I went for an oral hearing appeal in October 2012. In Nov 2012, I got a letter saying, appeal allowed. I haven’t heard from them since then. 

Am I successful, and am I entitled to arrears? if so? how is  it calculated?

Thanks


----------



## gipimann (3 Mar 2013)

If you have received a letter saying  you've won your appeal, then you should have an entitlement to Disability Allowance from the date you first applied.

Your weekly entitlement will depend on any means assessed against you.   If you have been receiving Supplementary Welfare Allowance (SWA) while awaiting the result of the appeal, the amount of SWA paid to you will be deducted from the arrears.

What usually happens is that the claim goes into payment, and arrears are sorted within a few weeks.

As your appeal seems to have been allowed for some months, you should contact Disability Allowance Section to check what's happening with your claim.


----------



## disabled (3 Mar 2013)

hi gipimann,

am so grateful for your advice.  will do that on monday.


thanks


----------



## Time (4 Mar 2013)

You will need to speak to your local TD if you don't get a proper answer from the department. 3 months plus to put an allowed appeal into payment is unacceptable.

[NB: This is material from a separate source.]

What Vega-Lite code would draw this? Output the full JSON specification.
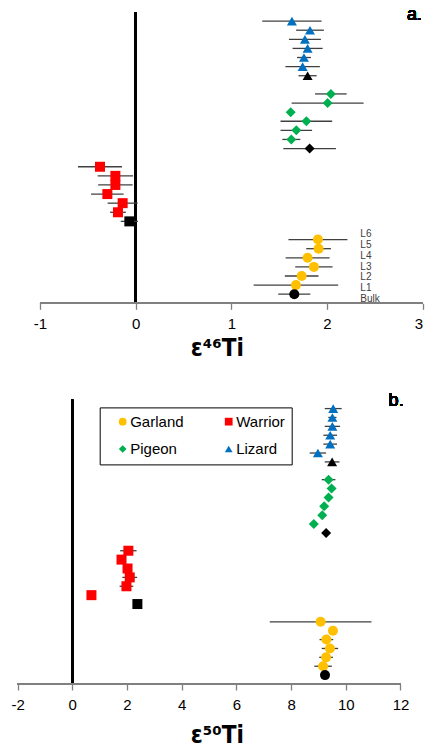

I believe it was standard practice in Longford to treat allowed appeals as fresh applications and process them as such resulting in appalling and unacceptable delays. Did you get a text message soon after your appeal was allowed saying they had received your application?


----------



## disabled (29 Mar 2013)

hi,

 no i didnt, only when i called them,they confirmed thery had received the appeal allowed letter. 


on the 13th of march, got a letter for means test, etc. all done n posted   on the 26th of march. hopefully wont wait for long


thanks for the advice.


----------